◆ TASK STATEMENT ◆
Include the line with "const shiftS = 5.9;" and every line before it in the entries below, echoed exactly, but not the pictures.

◆ SUPPLIED DATA ◆

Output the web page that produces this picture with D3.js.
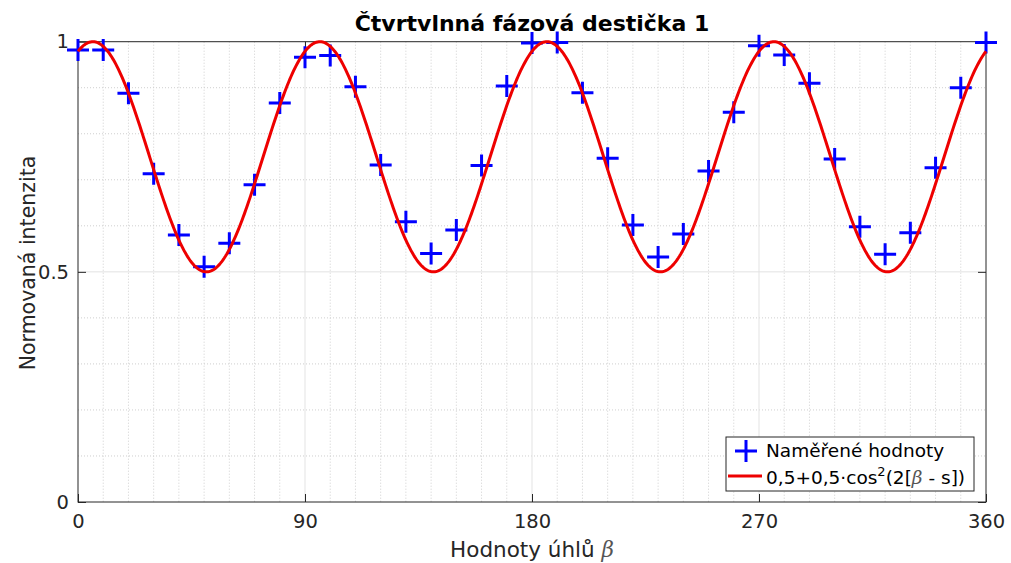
<!DOCTYPE html>
<html>
<head>
<meta charset="utf-8">
<script src="https://cdn.jsdelivr.net/npm/d3@7"></script>
<style>
  html, body { margin: 0; padding: 0; background: #fff; }
  svg { display: block; font-family: "DejaVu Sans", sans-serif; }
</style>
</head>
<body>
<svg id="chart" width="1011" height="563"></svg>
<script>
// measured points, every 10 degrees
const angles = [0, 10, 20, 30, 40, 50, 60, 70, 80, 90, 100, 110, 120, 130, 140, 150, 160, 170, 180,
  190, 200, 210, 220, 230, 240, 250, 260, 270, 280, 290, 300, 310, 320, 330, 340, 350, 360];
const intensity = [0.982, 0.982, 0.888, 0.713, 0.580, 0.511, 0.562, 0.689, 0.867, 0.966, 0.970,
  0.902, 0.732, 0.609, 0.540, 0.591, 0.731, 0.904, 0.997, 0.998, 0.889, 0.747, 0.602, 0.532,
  0.582, 0.719, 0.847, 0.991, 0.971, 0.910, 0.745, 0.598, 0.538, 0.585, 0.726, 0.900, 0.998];
// fitted shift s (degrees) of 0,5+0,5·cos²(2[β - s])
const shiftS = 5.9;

const xTicks = [0, 90, 180, 270, 360];
const yTicks = [0, 0.5, 1];
const yTickLabels = ["0", "0.5", "1"];

const W = 1011, H = 563;
const L = 78, R = 986, T = 41.7, B = 502;

const svg = d3.select("#chart");
const x = d3.scaleLinear().domain([0, 360]).range([L, R]);
const y = d3.scaleLinear().domain([0, 1]).range([B, T]);

const axisCol = "#262626";

// grid
const grid = svg.append("g");
grid.selectAll("line.mx").data(d3.range(10, 360, 10).filter(v => v % 90 !== 0)).enter()
  .append("line")
  .attr("x1", d => x(d)).attr("x2", d => x(d)).attr("y1", T).attr("y2", B)
  .attr("stroke", "#cfcfcf").attr("stroke-width", 1).attr("stroke-dasharray", "1,2");
grid.selectAll("line.my").data([0.1, 0.2, 0.3, 0.4, 0.6, 0.7, 0.8, 0.9]).enter()
  .append("line")
  .attr("x1", L).attr("x2", R).attr("y1", d => y(d)).attr("y2", d => y(d))
  .attr("stroke", "#cfcfcf").attr("stroke-width", 1).attr("stroke-dasharray", "1,2");
grid.selectAll("line.Mx").data(xTicks.slice(1, -1)).enter()
  .append("line")
  .attr("x1", d => x(d)).attr("x2", d => x(d)).attr("y1", T).attr("y2", B)
  .attr("stroke", "#e3e3e3").attr("stroke-width", 1);
grid.selectAll("line.My").data([0.5]).enter()
  .append("line")
  .attr("x1", L).attr("x2", R).attr("y1", d => y(d)).attr("y2", d => y(d))
  .attr("stroke", "#e3e3e3").attr("stroke-width", 1);

// box + ticks
svg.append("rect").attr("x", L).attr("y", T).attr("width", R - L).attr("height", B - T)
  .attr("fill", "none").attr("stroke", axisCol).attr("stroke-width", 1);

const xAxisB = d3.axisBottom(x).tickValues(xTicks).tickSizeInner(-8).tickSizeOuter(0).tickPadding(12);
const gx = svg.append("g").attr("transform", `translate(0,${B})`).call(xAxisB);
gx.select(".domain").remove();
gx.selectAll(".tick line").attr("stroke", axisCol);
gx.selectAll(".tick text").attr("fill", axisCol).style("font-size", "19.5px")
  .style("font-family", "DejaVu Sans, sans-serif");

const xAxisT = d3.axisTop(x).tickValues(xTicks).tickSizeInner(-8).tickSizeOuter(0).tickFormat("");
const gxt = svg.append("g").attr("transform", `translate(0,${T})`).call(xAxisT);
gxt.select(".domain").remove();
gxt.selectAll(".tick line").attr("stroke", axisCol);

const yAxisL = d3.axisLeft(y).tickValues(yTicks).tickSizeInner(-8).tickSizeOuter(0).tickPadding(9)
  .tickFormat((d, i) => yTickLabels[i]);
const gy = svg.append("g").attr("transform", `translate(${L},0)`).call(yAxisL);
gy.select(".domain").remove();
gy.selectAll(".tick line").attr("stroke", axisCol);
gy.selectAll(".tick text").attr("fill", axisCol).style("font-size", "19.5px")
  .style("font-family", "DejaVu Sans, sans-serif");

const yAxisR = d3.axisRight(y).tickValues(yTicks).tickSizeInner(-8).tickSizeOuter(0).tickFormat("");
const gyr = svg.append("g").attr("transform", `translate(${R},0)`).call(yAxisR);
gyr.select(".domain").remove();
gyr.selectAll(".tick line").attr("stroke", axisCol);

// measured points (+ markers)
const ms = 11;
const pts = svg.append("g");
pts.selectAll("path").data(angles).enter().append("path")
  .attr("d", (d, i) => {
    const cx = x(d), cy = y(intensity[i]);
    return `M${cx - ms},${cy}H${cx + ms}M${cx},${cy - ms}V${cy + ms}`;
  })
  .attr("stroke", "#0000ff").attr("stroke-width", 3).attr("fill", "none");

// fitted curve
const rad = Math.PI / 180;
const fitX = d3.range(0, 360.01, 0.5);
const line = d3.line()
  .x(d => x(d))
  .y(d => y(0.5 + 0.5 * Math.pow(Math.cos(2 * (d - shiftS) * rad), 2)));
svg.append("path").datum(fitX).attr("d", line)
  .attr("fill", "none").attr("stroke", "#ee0000").attr("stroke-width", 3);

// title
svg.append("text").attr("x", (L + R) / 2).attr("y", 31).attr("text-anchor", "middle")
  .style("font-weight", "bold").style("font-size", "22px").attr("fill", "#000")
  .text("Čtvrtvlnná fázová destička 1");

// x label
const xl = svg.append("text").attr("x", (L + R) / 2).attr("y", 557).attr("text-anchor", "middle")
  .style("font-size", "21.5px").attr("fill", axisCol);
xl.append("tspan").text("Hodnoty úhlů ");
xl.append("tspan").style("font-style", "italic").style("font-family", "DejaVu Serif, serif")
  .attr("fill", "#555").text("β");

// y label
svg.append("text").attr("transform", `translate(35,263) rotate(-90)`)
  .attr("text-anchor", "middle").style("font-size", "20.5px").attr("fill", axisCol)
  .text("Normovaná intenzita");

// legend
const lg = svg.append("g");
lg.append("rect").attr("x", 726).attr("y", 437).attr("width", 248).attr("height", 54)
  .attr("fill", "#fff").attr("stroke", axisCol).attr("stroke-width", 1);
lg.append("path").attr("d", `M${746 - ms},451H${746 + ms}M746,${451 - ms}V${451 + ms}`)
  .attr("stroke", "#0000ff").attr("stroke-width", 3);
lg.append("line").attr("x1", 728).attr("x2", 762).attr("y1", 476).attr("y2", 476)
  .attr("stroke", "#ee0000").attr("stroke-width", 3);
lg.append("text").attr("x", 766).attr("y", 457).style("font-size", "18.5px").attr("fill", "#000")
  .text("Naměřené hodnoty");
const lt = lg.append("text").attr("x", 766).attr("y", 484).style("font-size", "18.5px").attr("fill", "#000");
lt.append("tspan").text("0,5+0,5·cos");
lt.append("tspan").attr("dy", -8).style("font-size", "13px").text("2");
lt.append("tspan").attr("dy", 8).text("(2[");
lt.append("tspan").style("font-style", "italic").style("font-family", "DejaVu Serif, serif")
  .attr("fill", "#555").text("β");
lt.append("tspan").text(" - s])");
</script>
</body>
</html>
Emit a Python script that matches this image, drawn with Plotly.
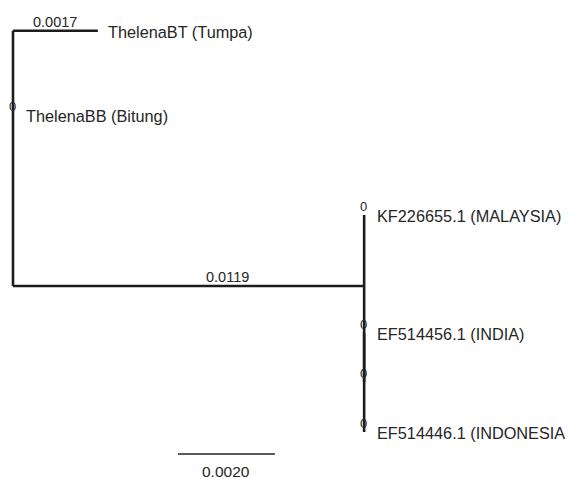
import plotly.graph_objects as go

# ---- tree data ----
node_names   = ["root", "ThelenaBT (Tumpa)", "ThelenaBB (Bitung)", "cladeC",
                "KF226655.1 (MALAYSIA)", "cladeD", "EF514456.1 (INDIA)", "EF514446.1 (INDONESIA)"]
node_parent  = [None, "root", "root", "root", "cladeC", "cladeC", "cladeD", "cladeD"]
drawn_length = [0.0, 0.00175, 0.0, 0.00724, 0.0, 0.0, 0.0, 0.0]      # as drawn (scale-bar units)
branch_label = [None, "0.0017", "0", "0.0119", "0", "0", "0", "0"]
label_frac   = [None, 0.5, 0.5, 0.61, 0.5, 0.5, 0.5, 0.5]
node_row     = [None, 30.7, 115, 286, 215, 382, 333, 432]            # vertical slot of each node
is_leaf      = [False, True, True, False, True, False, True, True]
scale_len    = 0.0020
scale_start  = 0.0034
scale_text   = "0.0020"

# ---- compute node x from drawn lengths ----
idx = {n: i for i, n in enumerate(node_names)}
node_x = [0.0] * len(node_names)
for i, n in enumerate(node_names):
    p = node_parent[i]
    node_x[i] = 0.0 if p is None else node_x[idx[p]] + drawn_length[i]
root_children = [node_row[i] for i in range(len(node_names)) if node_parent[i] == "root"]
node_row[0] = max(root_children)  # root sits on the main branch

LINE = "#1c1c1c"
TXT = "#262626"
FONT = "Liberation Sans, Arial"
xs, ys = [], []
# horizontal branches
for i, n in enumerate(node_names):
    p = node_parent[i]
    if p is None:
        continue
    px = node_x[idx[p]]
    if drawn_length[i] > 0:
        xs += [px, node_x[i], None]
        ys += [node_row[i], node_row[i], None]
# vertical connectors
for i, n in enumerate(node_names):
    kids = [j for j in range(len(node_names)) if node_parent[j] == n]
    if kids:
        rows = [node_row[j] for j in kids] + [node_row[i]]
        xs += [node_x[i], node_x[i], None]
        ys += [min(rows), max(rows), None]

fig = go.Figure()
fig.add_trace(go.Scatter(x=xs, y=ys, mode="lines",
                         line=dict(color=LINE, width=2.6), hoverinfo="skip"))
# scale bar
sb_y = 454
fig.add_trace(go.Scatter(x=[scale_start, scale_start + scale_len], y=[sb_y, sb_y], mode="lines",
                         line=dict(color="#5a5a5a", width=2), hoverinfo="skip"))

ann = []
for i, n in enumerate(node_names):
    p = node_parent[i]
    if p is None:
        continue
    px = node_x[idx[p]]
    # branch labels
    lx = px + label_frac[i] * drawn_length[i]
    zero = branch_label[i] == "0"
    ann.append(dict(x=lx, y=node_row[i], text=branch_label[i], showarrow=False,
                    xanchor="center", yanchor="middle", borderpad=0,
                    xshift=-1 if zero else 0, yshift=9,
                    font=dict(family=FONT, size=13 if zero else 14.5, color=TXT)))
    if is_leaf[i]:
        ann.append(dict(x=node_x[i], y=node_row[i], text=n, showarrow=False,
                        xanchor="left", yanchor="middle", borderpad=0,
                        xshift=9 if drawn_length[i] > 0 else 12, yshift=-1,
                        font=dict(family=FONT, size=16.3, color=TXT)))
ann.append(dict(x=scale_start + scale_len / 2, y=sb_y, text=scale_text, showarrow=False,
                xanchor="center", yanchor="middle", yshift=-17, borderpad=0,
                font=dict(family=FONT, size=15.5, color=TXT)))

# page has an 8px body margin: the figure is placed at (8, 8)
K = 48500.0
fig.update_layout(
    width=565, height=471, margin=dict(l=0, r=0, t=0, b=0),
    paper_bgcolor="white", plot_bgcolor="white", showlegend=False,
    xaxis=dict(range=[-5 / K, 560 / K], visible=False, fixedrange=True),
    yaxis=dict(range=[479, 8], visible=False, fixedrange=True),
    annotations=ann,
)
fig.write_html("out.html")
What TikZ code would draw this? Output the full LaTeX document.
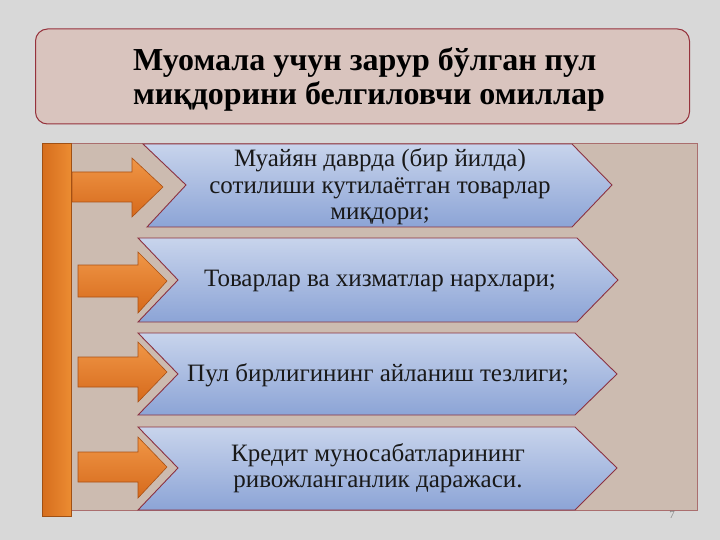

◆ EXPECTED OUTPUT ◆
Output the web page that produces this picture with D3.js.
<!DOCTYPE html>
<html>
<head>
<meta charset="utf-8">
<script src="https://cdn.jsdelivr.net/npm/d3@7"></script>
<style>
  html, body { margin: 0; padding: 0; background: #fff; }
  svg { display: block; font-family: "DejaVu Sans", sans-serif; }
</style>
</head>
<body>
<svg id="chart" width="1011" height="563"></svg>
<script>
// measured points, every 10 degrees
const angles = [0, 10, 20, 30, 40, 50, 60, 70, 80, 90, 100, 110, 120, 130, 140, 150, 160, 170, 180,
  190, 200, 210, 220, 230, 240, 250, 260, 270, 280, 290, 300, 310, 320, 330, 340, 350, 360];
const intensity = [0.982, 0.982, 0.888, 0.713, 0.580, 0.511, 0.562, 0.689, 0.867, 0.966, 0.970,
  0.902, 0.732, 0.609, 0.540, 0.591, 0.731, 0.904, 0.997, 0.998, 0.889, 0.747, 0.602, 0.532,
  0.582, 0.719, 0.847, 0.991, 0.971, 0.910, 0.745, 0.598, 0.538, 0.585, 0.726, 0.900, 0.998];
// fitted shift s (degrees) of 0,5+0,5·cos²(2[β - s])
const shiftS = 5.9;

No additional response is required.